Wednesday, September 08, 2010

Retention Judges Fundraiser September 20

My invite to the September 20 fundraiser hosted by the "Citizens for Retention of Judges in Cook County, 2010" arrived in the mail this week.

Full disclosure: If I can scrape up the requested $125 donation, I plan to attend this function, which will run from 5:00 to 8:00pm in the Preston Bradley Hall of the Chicago Cultural Center, 78 E. Washington Street.

Entertainment, says the invitation, will be provided by "Judge Gregory Paul Vazquez & His Jazz Ensemble."

This is the one fundraiser held on behalf of all the retention judges in Cook County and it will be extraordinarily well attended.

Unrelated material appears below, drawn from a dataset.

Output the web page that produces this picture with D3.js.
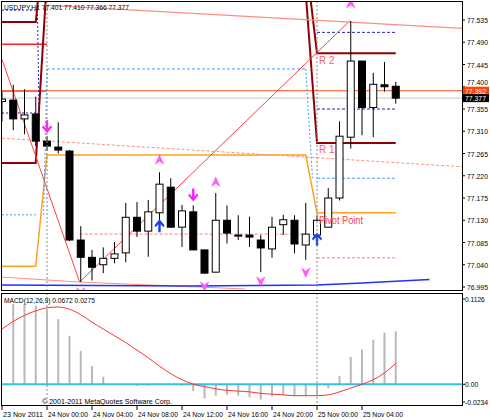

Judicial retention elections are a strange thing. The 70 judges up for retention in Cook County this year do not run against anyone; the candidate's name is on the ballot in the form of a question that comes down to this: Should Judge X remain a judge? Or should Judge X look for work elsewhere come December?

If Judge X receives at least a 60% "yes" vote, he or she keeps the job.

It is rare indeed for a judge to thrown out of office at a retention election; the last time any Cook County judges failed to achieve a 60% yes vote was in 1990 when seven judges were removed (though one was simultaneously elected to the Appellate Court).

But that doesn't mean that judges have no reason to take retention elections seriously. It is a fact that at least two out of 10 voters will mark "no" on every single judge, no matter how qualified. In the 2008 retention election, for example, only one Circuit Court judge received more than an 80% "yes" vote (and she received, by my calculation, 80.1%).

Thus, the stars of the newspapers' editorials, the individuals rated most highly qualified by all the various bar groups, can still expect to be rejected by 20% or more of the voters -- and that's in a normal year. Across the nation, there is evidence to suggest that the theme of the current election cycle may be "throw the rascals out" -- rascals being loosely defined as anyone holding office.

But wholesale removal of judges in Cook County would not be in the public's best interests.

We have many very good, hard-working, scholarly judges in Cook County. There will also be some judges on this year's retention ballot who, in the opinion of some bar associations, or some newspapers or community groups, should join the ranks of the unemployed. Usually, there will be some disagreement: Judge X may be rejected by one bar association, but recommended by another. It is up to the voters to educate themselves, in these cases, as to which bar association, or which newspaper editorial board, has the correct view. I will try and report the good and the bad, the agreements and the disagreements, on various retention candidates in this blog.

But the default vote on the retention ballot, in the absence of a good reason to vote otherwise, should be "yes."

And that is why I plan to buy my ticket for September 20.